● Your instructions
Copy nothing but the part that opens with the line containing "Clone this chart in matplotlib." and closes with the line containing "range_high = [0.64, 0.64, 0.87, 1.06]". Do not include pictures.
--- start ---
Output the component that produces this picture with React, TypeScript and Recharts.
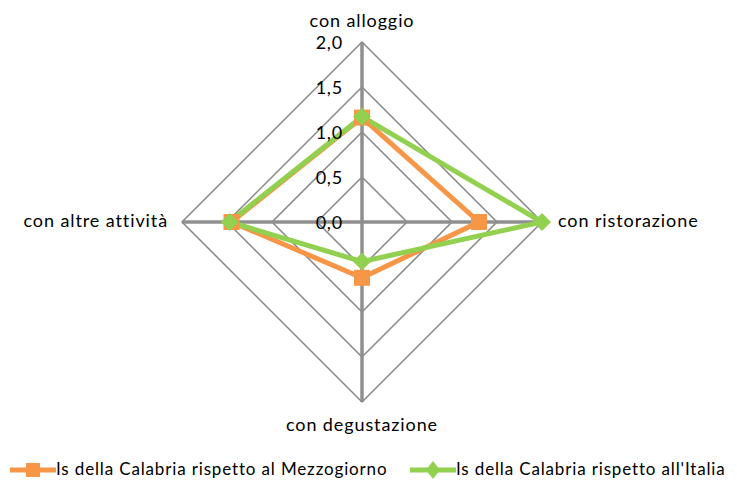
import { RadarChart, Radar, PolarGrid, PolarAngleAxis, PolarRadiusAxis, Legend } from 'recharts'

const categories = ['con alloggio', 'con ristorazione', 'con degustazione', 'con altre attività']
const mezzogiorno = [1.16, 1.3, 0.62, 1.45]
const italia = [1.17, 2.0, 0.44, 1.47]
const radiusTicks = [0, 0.5, 1, 1.5, 2]

const seriesNames = ['Is della Calabria rispetto al Mezzogiorno', "Is della Calabria rispetto all'Italia"]
const ORANGE = '#F79646'
const GREEN = '#92D050'

const data = categories.map((c, i) => ({ cat: c, mez: mezzogiorno[i], ita: italia[i] }))

const font = 'Lato, "Open Sans", sans-serif'

function SquareDot(props: any) {
  const { cx, cy } = props
  return <rect x={cx - 8} y={cy - 8} width={16} height={16} fill={ORANGE} />
}

function DiamondDot(props: any) {
  const { cx, cy } = props
  return <path d={`M${cx},${cy - 9} L${cx + 9},${cy} L${cx},${cy + 9} L${cx - 9},${cy} Z`} fill={GREEN} />
}

function RadiusTick(props: any) {
  const { x, y, payload } = props
  return (
    <text x={x - 19} y={y + 2} textAnchor="end" dominantBaseline="middle" fontSize={18} letterSpacing={0.8} fill="#000" fontFamily={font}>
      {Number(payload.value).toFixed(1).replace('.', ',')}
    </text>
  )
}

function AngleTick(props: any) {
  const { x, y, payload, cx, cy } = props
  let anchor = 'middle'
  let dx = 0
  let dy = 0
  if (Math.abs(x - cx) > 5) {
    anchor = x > cx ? 'start' : 'end'
    dx = x > cx ? 8 : -6
  } else {
    dy = y < cy ? -12 : 16
  }
  return (
    <text x={x + dx} y={y + dy} textAnchor={anchor} dominantBaseline="middle" fontSize={18} letterSpacing={0.9} fill="#000" fontFamily={font}>
      {payload.value}
    </text>
  )
}

function LegendContent() {
  const items = [
    { name: seriesNames[0], color: ORANGE, x: 10, kind: 'square' },
    { name: seriesNames[1], color: GREEN, x: 410, kind: 'diamond' },
  ]
  return (
    <svg width={737} height={30} style={{ display: 'block' }}>
      {items.map((it) => (
        <g key={it.name}>
          <line x1={it.x} y1={15} x2={it.x + 46} y2={15} stroke={it.color} strokeWidth={5} />
          {it.kind === 'square' ? (
            <rect x={it.x + 16} y={8} width={14} height={14} fill={it.color} />
          ) : (
            <path d={`M${it.x + 23},6 L${it.x + 30},15 L${it.x + 23},24 L${it.x + 16},15 Z`} fill={it.color} />
          )}
          <text x={it.x + 46} y={16} dominantBaseline="middle" fontSize={17} letterSpacing={0.85} fill="#000" fontFamily={font}>
            {it.name}
          </text>
        </g>
      ))}
    </svg>
  )
}

export default function App() {
  return (
    <div style={{ position: 'absolute', left: 0, top: 0, width: 737, height: 485, background: '#fff' }}>
      <RadarChart
        width={737}
        height={485}
        data={data}
        cx={362}
        cy={222}
        outerRadius={180}
        margin={{ top: 0, right: 0, bottom: 0, left: 0 }}
      >
        <PolarGrid gridType="polygon" radialLines={false} stroke="#868686" strokeWidth={1.5} />
        <PolarGrid gridType="polygon" polarRadius={[0]} stroke="#8f8f8f" strokeWidth={3.5} />
        <PolarAngleAxis dataKey="cat" tick={<AngleTick cx={362} cy={222} />} axisLine={false} tickLine={false} />
        <PolarRadiusAxis
          angle={90}
          domain={[0, 2]}
          ticks={radiusTicks as any}
          tickCount={5}
          tick={<RadiusTick />}
          axisLine={false}
          tickLine={false}
        />
        <Radar
          name={seriesNames[0]}
          dataKey="mez"
          stroke={ORANGE}
          strokeWidth={5}
          fill="none"
          fillOpacity={0}
          dot={<SquareDot />}
          isAnimationActive={false}
        />
        <Radar
          name={seriesNames[1]}
          dataKey="ita"
          stroke={GREEN}
          strokeWidth={5}
          fill="none"
          fillOpacity={0}
          dot={<DiamondDot />}
          isAnimationActive={false}
        />
        <Legend verticalAlign="bottom" content={<LegendContent />} wrapperStyle={{ bottom: 0, left: 0 }} />
      </RadarChart>
    </div>
  )
}
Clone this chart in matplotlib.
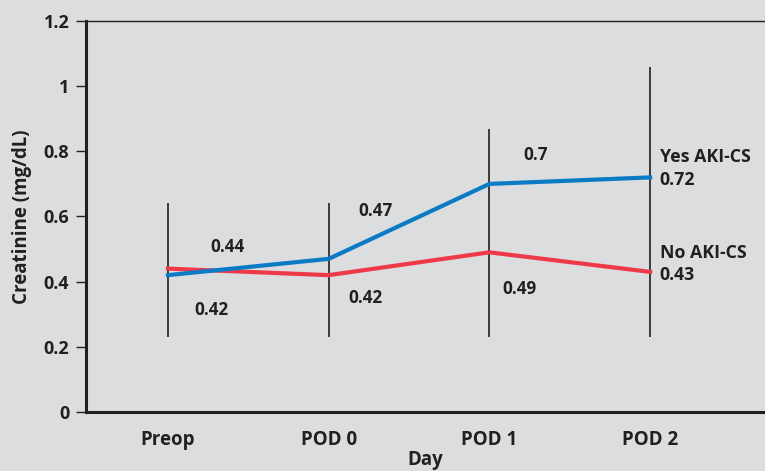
import matplotlib
matplotlib.use('Agg')
import matplotlib.pyplot as plt

# data
days = ['Preop', 'POD 0', 'POD 1', 'POD 2']
yes_aki = [0.42, 0.47, 0.70, 0.72]
no_aki = [0.44, 0.42, 0.49, 0.43]
range_low = [0.23, 0.23, 0.23, 0.23]
range_high = [0.64, 0.64, 0.87, 1.06]

bg = '#dcdddf'
blue = '#0a7bc4'
red = '#ee3a48'
ink = '#231f20'

plt.rcParams['font.family'] = ['Open Sans', 'DejaVu Sans']
plt.rcParams['font.weight'] = 'bold'
plt.rcParams['axes.labelweight'] = 'bold'

fig = plt.figure(figsize=(7.65, 4.71), dpi=100, facecolor=bg)
ax = fig.add_axes([0.1124, 0.1253, 0.8876, 0.8301])
ax.set_facecolor(bg)

x = list(range(len(days)))

# vertical range lines
ax.vlines(x, range_low, range_high, color=ink, lw=1.2, zorder=1)

ax.plot(x, no_aki, color=red, lw=3, zorder=2)
ax.plot(x, yes_aki, color=blue, lw=3, zorder=3)

# value labels
fs = 12.3
ax.text(0.37, 0.506, '%.2f' % no_aki[0], ha='center', va='center', fontsize=fs, color=ink)
ax.text(0.27, 0.313, '%.2f' % yes_aki[0], ha='center', va='center', fontsize=fs, color=ink)
ax.text(1.29, 0.617, '%.2f' % yes_aki[1], ha='center', va='center', fontsize=fs, color=ink)
ax.text(1.23, 0.35, '%.2f' % no_aki[1], ha='center', va='center', fontsize=fs, color=ink)
ax.text(2.29, 0.789, '%g' % yes_aki[2], ha='center', va='center', fontsize=fs, color=ink)
ax.text(2.19, 0.378, '%.2f' % no_aki[2], ha='center', va='center', fontsize=fs, color=ink)
ax.text(3.06, 0.783, 'Yes AKI-CS', ha='left', va='center', fontsize=12.8, color=ink)
ax.text(3.06, 0.712, '%.2f' % yes_aki[3], ha='left', va='center', fontsize=12.8, color=ink)
ax.text(3.06, 0.488, 'No AKI-CS', ha='left', va='center', fontsize=12.8, color=ink)
ax.text(3.06, 0.42, '%.2f' % no_aki[3], ha='left', va='center', fontsize=12.8, color=ink)

ax.set_xlim(-0.51, 3.715)
ax.set_ylim(0, 1.2)
ax.set_yticks([0, 0.2, 0.4, 0.6, 0.8, 1.0, 1.2])
ax.set_yticklabels(['0', '0.2', '0.4', '0.6', '0.8', '1', '1.2'])
ax.set_xticks(x)
ax.set_xticklabels(days)

ax.tick_params(axis='y', length=7, width=1, color=ink, labelsize=13, labelcolor=ink, pad=5)
ax.tick_params(axis='x', length=0, labelsize=13.5, labelcolor=ink, pad=13)

ax.spines['right'].set_visible(False)
ax.spines['top'].set_linewidth(1)
ax.spines['top'].set_color(ink)
ax.spines['left'].set_linewidth(2.2)
ax.spines['left'].set_color(ink)
ax.spines['bottom'].set_linewidth(2.2)
ax.spines['bottom'].set_color(ink)

ax.set_ylabel('Creatinine (mg/dL)', fontsize=13.5, color=ink, labelpad=8)
ax.set_xlabel('Day', fontsize=13.5, color=ink, labelpad=0)

fig.savefig('out.png', dpi=100, facecolor=bg)
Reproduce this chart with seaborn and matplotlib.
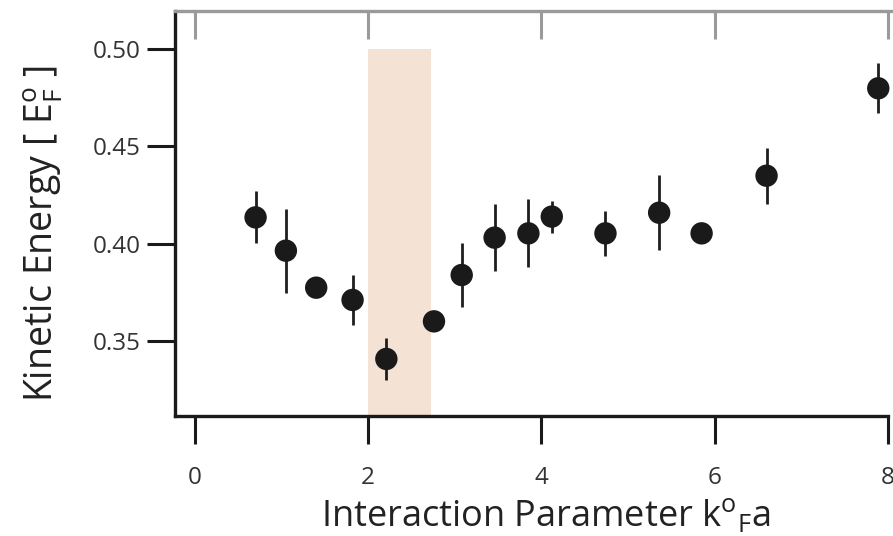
import matplotlib
matplotlib.use("Agg")
import matplotlib.pyplot as plt
import seaborn as sns
import pandas as pd

# data
k_a = [0.70, 1.05, 1.40, 1.82, 2.21, 2.76, 3.08, 3.46, 3.85, 4.12, 4.74, 5.36, 5.85, 6.60, 7.89]
energy = [0.4135, 0.3964, 0.3774, 0.3711, 0.3408, 0.3601, 0.3839, 0.4031, 0.4053, 0.4139,
          0.4053, 0.4159, 0.4053, 0.4349, 0.4798]
err = [0.0133, 0.0215, 0.003, 0.0128, 0.011, 0.003, 0.0166, 0.0172, 0.0174, 0.0082,
       0.0116, 0.0193, 0.003, 0.0144, 0.0128]
band = [2.0, 2.73]
band_top = 0.50
xticks = [0, 2, 4, 6, 8]
yticks = [0.35, 0.40, 0.45, 0.50]

df = pd.DataFrame({"k": k_a, "E": energy, "err": err})

sns.set_style("white")
plt.rcParams["font.family"] = ["Open Sans", "DejaVu Sans"]
plt.rcParams["mathtext.fontset"] = "custom"
plt.rcParams["mathtext.rm"] = "Open Sans"
plt.rcParams["mathtext.it"] = "Open Sans"

fig = plt.figure(figsize=(8.93, 5.36), dpi=100)
ax = fig.add_axes([0.196, 0.2239, 0.804, 0.7556])

xmin, xmax = -0.23, 8.06
ymin, ymax = 0.3115, 0.5195
ax.set_xlim(xmin, xmax)
ax.set_ylim(ymin, ymax)

ax.fill_between(band, [ymin, ymin], [band_top, band_top], color="#F4E2D4", lw=0, zorder=0)

ax.errorbar(df["k"], df["E"], yerr=df["err"], fmt="none", ecolor="#1e1e1e", elinewidth=2.0,
            capsize=0, zorder=2)
sns.scatterplot(data=df, x="k", y="E", ax=ax, color="#1a1a1a", s=260, edgecolor="none",
                zorder=3, legend=False)

ax.set_xticks(xticks)
ax.set_yticks(yticks)
ax.set_xticklabels([str(t) for t in xticks])
ax.set_yticklabels([f"{t:.2f}" for t in yticks])

for side in ["left", "bottom"]:
    ax.spines[side].set_color("#1a1a1a")
    ax.spines[side].set_linewidth(2.4)
ax.spines["bottom"].set_bounds(xmin, 8.0)
ax.spines["top"].set_color("#9a9a9a")
ax.spines["top"].set_linewidth(2.4)
ax.spines["right"].set_visible(False)

ax.tick_params(axis="x", bottom=True, top=False, direction="out", length=20,
               width=2.2, color="#1a1a1a", pad=16, labelsize=17.5, labelcolor="#333333")
ax.tick_params(axis="y", direction="out", length=20, width=2.2, color="#1a1a1a", pad=5,
               labelsize=17.5, labelcolor="#333333", right=False, left=True)

# gray inward ticks on top
top = ax.secondary_xaxis("top")
top.set_xticks(xticks)
top.tick_params(axis="x", direction="in", length=20, width=2.2, color="#9a9a9a",
                labeltop=False)
top.spines["top"].set_visible(False)

ax.set_xlabel(r"Interaction Parameter k$^{\mathrm{o}}$$_{\mathrm{F}}$a", fontsize=26,
              color="#222222", labelpad=5)
ax.xaxis.label.set_x(0.517)
ax.set_ylabel(r"Kinetic Energy [ E$^{\mathrm{o}}_{\mathrm{F}}$ ]", fontsize=27,
              color="#222222", labelpad=20)
ax.yaxis.label.set_y(0.45)

fig.savefig("out.png", dpi=100)
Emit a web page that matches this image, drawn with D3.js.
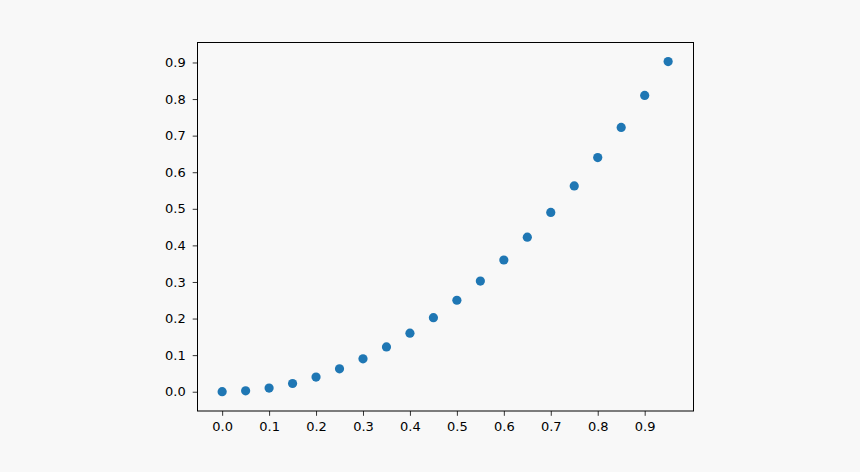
<!DOCTYPE html>
<html><head><meta charset="utf-8">
<script src="https://cdn.jsdelivr.net/npm/d3@7"></script>
<style>html,body{margin:0;padding:0;background:#f8f8f8;}svg{display:block;}</style>
</head><body>
<script>
const xValues = [0.0,0.05,0.1,0.15,0.2,0.25,0.3,0.35,0.4,0.45,0.5,0.55,0.6,0.65,0.7,0.75,0.8,0.85,0.9,0.95];
const yValues = [0.0,0.0025,0.01,0.0225,0.04,0.0625,0.09,0.1225,0.16,0.2025,0.25,0.3025,0.36,0.4225,0.49,0.5625,0.64,0.7225,0.81,0.9025];
const xTicks = [0.0,0.1,0.2,0.3,0.4,0.5,0.6,0.7,0.8,0.9];
const yTicks = [0.0,0.1,0.2,0.3,0.4,0.5,0.6,0.7,0.8,0.9];

const W=860,H=472;
const L=197.5,R=693.5,T=42.5,B=411;
const svg=d3.select("body").append("svg").attr("width",W).attr("height",H);
svg.append("rect").attr("width",W).attr("height",H).attr("fill","#f8f8f8");
const x=d3.scaleLinear().domain([-0.0525,1.004]).range([L,R]);
const y=d3.scaleLinear().domain([-0.0527,0.9546]).range([B,T]);

const fmt=d3.format(".1f");
const xa=svg.append("g").attr("transform",`translate(0,${B})`)
  .call(d3.axisBottom(x).tickValues(xTicks).tickFormat(fmt).tickSize(4.8).tickPadding(5.5));
const ya=svg.append("g").attr("transform",`translate(${L},0)`)
  .call(d3.axisLeft(y).tickValues(yTicks).tickFormat(fmt).tickSize(4.8).tickPadding(7));
[xa,ya].forEach(a=>{
  a.select(".domain").remove();
  a.selectAll("text").attr("font-family","DejaVu Sans").attr("font-size","13px").attr("fill","#000");
  a.selectAll("line").attr("stroke","#000").attr("stroke-width",0.8);
});

svg.append("g").selectAll("circle").data(xValues).join("circle")
  .attr("cx",d=>x(d)).attr("cy",(d,i)=>y(yValues[i])).attr("r",4.6).attr("fill","#1f77b4");

svg.append("rect").attr("x",L).attr("y",T).attr("width",R-L).attr("height",B-T)
  .attr("fill","none").attr("stroke","#000").attr("stroke-width",1);
</script>
</body></html>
--- end ---
● Solution
Clone this chart in matplotlib.
import matplotlib
matplotlib.use('Agg')
import matplotlib.pyplot as plt

# data
days = ['Preop', 'POD 0', 'POD 1', 'POD 2']
yes_aki = [0.42, 0.47, 0.70, 0.72]
no_aki = [0.44, 0.42, 0.49, 0.43]
range_low = [0.23, 0.23, 0.23, 0.23]
range_high = [0.64, 0.64, 0.87, 1.06]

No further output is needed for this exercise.